Connie Hedegard, the European Union’s commissioner for climate change, called the rule “the strongest action ever taken by the U.S. government to fight climate change.” But she also said, “All countries, including the United States, must do even more than what this reduction trajectory indicates.”
Fossil-fueled U.S. power plants account for 6 percent of global carbon dioxide emissions, so even a steep domestic cut affects just a portion worldwide. And even with the new limits, coal plants that churn out carbon dioxide will still provide about 30 percent of U.S. energy, according to predictions by the Environmental Protection Agency, down from about 40 percent today.
Power plants are America’s largest source of greenhouse gases, accounting for 38 percent of annual emissions. Plants have already reduced carbon emissions nearly 13 percent since 2005, meaning they are about halfway to meeting the administration’s goal.
The 645-page proposal forms the linchpin of Obama’s campaign to deal with climate change, and aims to give the U.S. leverage to prod other countries to act when climate negotiations resume in Paris next year.
At home, however, the power plant limits won’t cut as big a chunk out of greenhouse gas emissions as Obama’s move to tackle pollution from cars and trucks. That separate effort is to double fuel economy for vehicles made in model years 2012-25.
And the drawn-out timeline for the power plant plan, coupled with threats by opponents to block it, infused Monday’s announcement with uncertainty.

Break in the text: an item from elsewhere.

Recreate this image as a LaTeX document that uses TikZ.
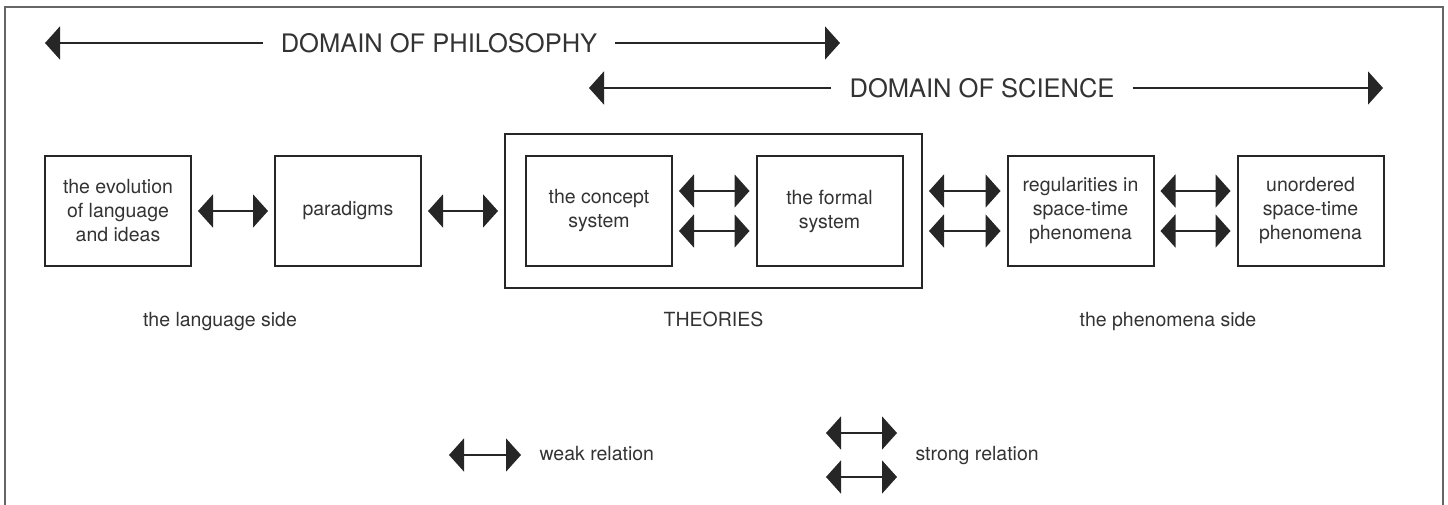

“I know people are wondering: Can we cut pollution while keeping our energy affordable and reliable? We can, and we will,” said EPA Administrator Gina McCarthy.
Relying on the four-decades-old Clean Air Act, the EPA is giving customized targets to each state, then leaving it up to those states to develop plans to meet their targets. Some states will be allowed to emit more and others less, leading to an overall, nationwide reduction of 30 percent.

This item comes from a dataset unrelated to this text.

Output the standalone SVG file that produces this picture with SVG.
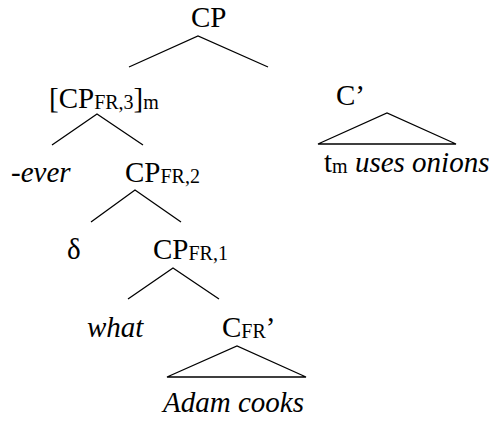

West Virginia, for example, must reduce the pollution it puts out per unit of power by 19 percent compared to 2012. Ohio’s target is a 28 percent reduction, while Kentucky will have to find a way to make an 18 percent cut.

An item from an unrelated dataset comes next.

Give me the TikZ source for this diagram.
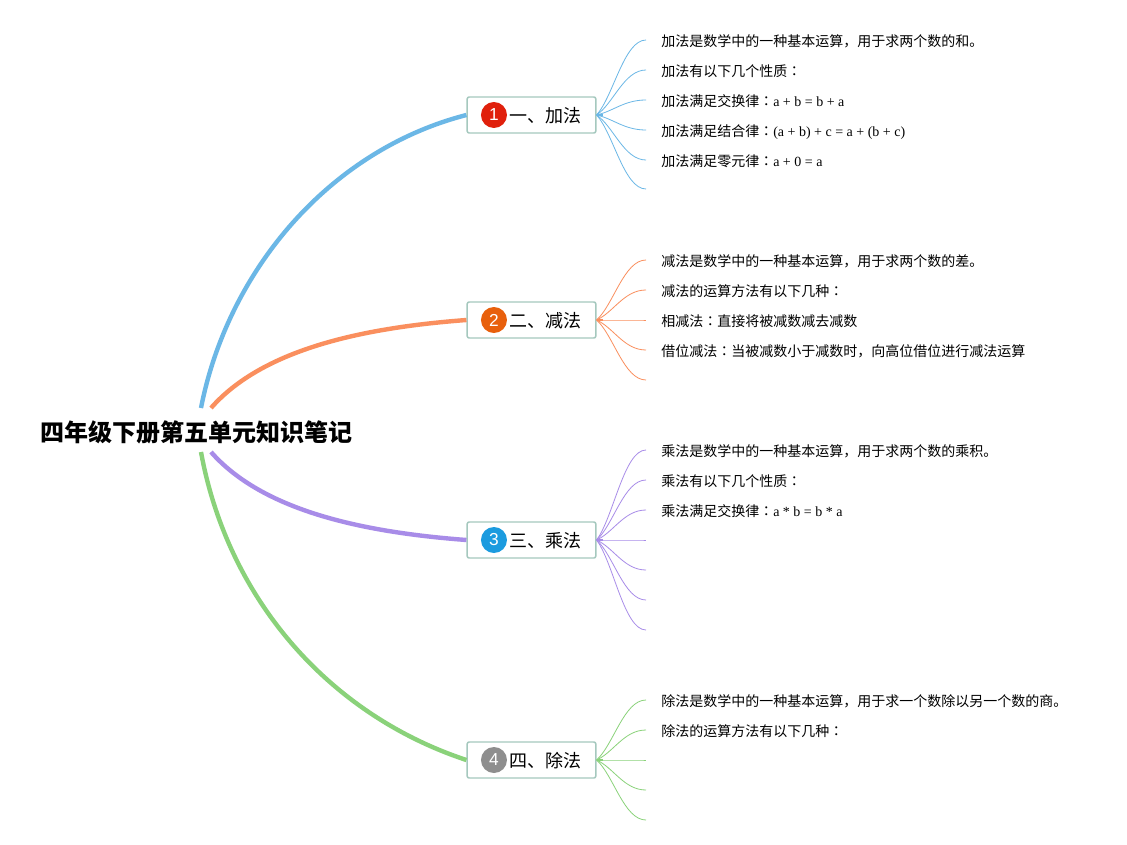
\documentclass[tikz,border=0pt]{standalone}
\usepackage{fontspec}
\setmainfont{Liberation Serif}
\setsansfont{Liberation Sans}
\newfontfamily\cjk{Noto Sans CJK SC}
\newfontfamily\cjkjp{Noto Sans CJK JP}
\newcommand{\midcolon}{{\cjkjp ：}}
\usetikzlibrary{calc,positioning}
\definecolor{addc}{HTML}{6BB7E6}
\definecolor{subc}{HTML}{FA8F5E}
\definecolor{mulc}{HTML}{A88CE8}
\definecolor{divc}{HTML}{8AD27A}
\definecolor{topicedge}{HTML}{A5C8BE}

\begin{document}
\begin{tikzpicture}[
  x=0.75pt, y=-0.75pt,
  root/.style={font=\cjk\bfseries\fontsize{18}{22}\selectfont, inner sep=0, minimum height=33pt},
  topicbox/.style={draw=topicedge, line width=1.1pt, fill=white, rounded corners=1.5pt, inner sep=0,
    minimum width=96.5pt, minimum height=27pt, text height=13.5pt, text depth=1.7pt,
    font=\cjk\fontsize{13.5}{16}\selectfont},
  badge/.style={circle, inner sep=0, minimum size=19.5pt, text=white, font=\sffamily\fontsize{13}{16}\selectfont},
  leaf/.style={anchor=west, inner xsep=11.25pt, inner ysep=0, text height=10.9pt, text depth=1.5pt,
    font=\cjk\fontsize{10.5}{13}\selectfont},
  main/.style={line width=3.3pt},
  stub/.style={line width=1.5pt},
  twig/.style={line width=0.6pt}
]
\fill[white] (0,0) rectangle (1127,845);
\useasboundingbox (0,0) rectangle (1127,845);

\node[root] (title) at (196,432) {四年级下册第五单元知识笔记};
\coordinate (titleA) at (201,408);
\coordinate (titleB) at (211,408);
\coordinate (titleC) at (211,452);
\coordinate (titleD) at (201,452);

% topics
\node[topicbox] (add) at (531.5,115) {\hspace{21.5pt}一、加法};
\node[topicbox] (sub) at (531.5,320) {\hspace{21.5pt}二、减法};
\node[topicbox] (mul) at (531.5,540) {\hspace{21.5pt}三、乘法};
\node[topicbox] (div) at (531.5,760) {\hspace{21.5pt}四、除法};
\node[badge, fill={rgb,255:red,224;green,32;blue,12}, right=10.7pt of add.west] (addnum) {1};
\node[badge, fill={rgb,255:red,232;green,96;blue,12}, right=10.7pt of sub.west] (subnum) {2};
\node[badge, fill={rgb,255:red,27;green,155;blue,223}, right=10.7pt of mul.west] (mulnum) {3};
\node[badge, fill={rgb,255:red,142;green,142;blue,142}, right=10.7pt of div.west] (divnum) {4};
\coordinate (addhub) at ($(add.east)+(6,0)$);
\coordinate (subhub) at ($(sub.east)+(6,0)$);
\coordinate (mulhub) at ($(mul.east)+(6,0)$);
\coordinate (divhub) at ($(div.east)+(6,0)$);

% leaves
\node[leaf] (add1) at (646,40) {加法是数学中的一种基本运算，用于求两个数的和。};
\node[leaf] (add2) at (646,70) {加法有以下几个性质\midcolon};
\node[leaf] (add3) at (646,100) {加法满足交换律\midcolon{\rmfamily a + b = b + a}};
\node[leaf] (add4) at (646,130) {加法满足结合律\midcolon{\rmfamily (a + b) + c = a + (b + c)}};
\node[leaf] (add5) at (646,160) {加法满足零元律\midcolon{\rmfamily a + 0 = a}};
\coordinate (add6) at (646,189);

\node[leaf] (sub1) at (646,260) {减法是数学中的一种基本运算，用于求两个数的差。};
\node[leaf] (sub2) at (646,290) {减法的运算方法有以下几种\midcolon};
\node[leaf] (sub3) at (646,320) {相减法\midcolon 直接将被减数减去减数};
\node[leaf] (sub4) at (646,350) {借位减法\midcolon 当被减数小于减数时，向高位借位进行减法运算};
\coordinate (sub5) at (646,380);

\node[leaf] (mul1) at (646,450) {乘法是数学中的一种基本运算，用于求两个数的乘积。};
\node[leaf] (mul2) at (646,480) {乘法有以下几个性质\midcolon};
\node[leaf] (mul3) at (646,510) {乘法满足交换律\midcolon{\rmfamily a * b = b * a}};
\coordinate (mul4) at (646,540);
\coordinate (mul5) at (646,570);
\coordinate (mul6) at (646,600);
\coordinate (mul7) at (646,630);

\node[leaf] (div1) at (646,700) {除法是数学中的一种基本运算，用于求一个数除以另一个数的商。};
\node[leaf] (div2) at (646,730) {除法的运算方法有以下几种\midcolon};
\coordinate (div3) at (646,760);
\coordinate (div4) at (646,790);
\coordinate (div5) at (646,820);

% main branches
\draw[main, addc] (titleA) .. controls (228,270) and (330,150) .. (add.west);
\draw[main, subc] (titleB) .. controls (262,350) and (360,328) .. (sub.west);
\draw[main, mulc] (titleC) .. controls (262,510) and (360,532) .. (mul.west);
\draw[main, divc] (titleD) .. controls (228,600) and (330,715) .. (div.west);

% twigs
\draw[stub, addc] (add.east) -- (addhub);
\draw[stub, subc] (sub.east) -- (subhub);
\draw[stub, mulc] (mul.east) -- (mulhub);
\draw[stub, divc] (div.east) -- (divhub);
\foreach \i/\a in {1/west,2/west,3/west,4/west,5/west,6/center}
  \draw[twig, addc] (add.east) .. controls ($(addhub)!.25!(add\i.\a)$) and ($(add\i.\a)+(-22,0)$) .. (add\i.\a);
\foreach \i/\a in {1/west,2/west,3/west,4/west,5/center}
  \draw[twig, subc] (sub.east) .. controls ($(subhub)!.25!(sub\i.\a)$) and ($(sub\i.\a)+(-22,0)$) .. (sub\i.\a);
\foreach \i/\a in {1/west,2/west,3/west,4/center,5/center,6/center,7/center}
  \draw[twig, mulc] (mul.east) .. controls ($(mulhub)!.25!(mul\i.\a)$) and ($(mul\i.\a)+(-22,0)$) .. (mul\i.\a);
\foreach \i/\a in {1/west,2/west,3/center,4/center,5/center}
  \draw[twig, divc] (div.east) .. controls ($(divhub)!.25!(div\i.\a)$) and ($(div\i.\a)+(-22,0)$) .. (div\i.\a);
\end{tikzpicture}
\end{document}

On the other extreme, New York has a targeted reduction of 44 percent. But New York already has joined with other Northeast states to curb carbon dioxide from power plants, meaning it’s further along than many other states. The EPA said states like New York should not be punished for being proactive.
Although Obama initially wanted each state to submit its plan by June 2016, the draft proposal shows states could get extensions until 2017. If they join with other states, as New York has done, they could have until 2018, kicking full implementation of the rules well into the next president’s administration.
That raises the possibility that shifting political dynamics in Washington could alter the rule’s course. Although Obama could veto action by Congress to block the rule, he can’t ensure that his successor will do the same. Scuttling the rules would also be easier if Republicans take the Senate in November.
A few Democrats joined a chorus of Republicans in vowing to obstruct the rules legislatively. Rep. Nick Rahall, a vulnerable West Virginia Democrat, said he would not only back legislation but also join lawsuits. Republican House Speaker John Boehner simply called Obama’s plan “nuts.”
“The excessive rule is an illegal use of executive power, and I will force a vote to repeal it,” said Sen. Rand Paul, R-Ky.
Another potential hitch: governors who refuse to cooperate. If a state declines to develop a plan, the EPA can create one itself. But how EPA could force a state to comply with that plan remains murky.
The administration said the nearly $9 billion price tag will be offset numerous times over by health savings from reductions in other pollutants like soot and smog that will accompany a shift away from dirtier fuels.
To meet their targets, states could make power plants more efficient, reduce the frequency at which coal-fired power plants supply power to the grid, and invest in more renewable, low-carbon energy sources.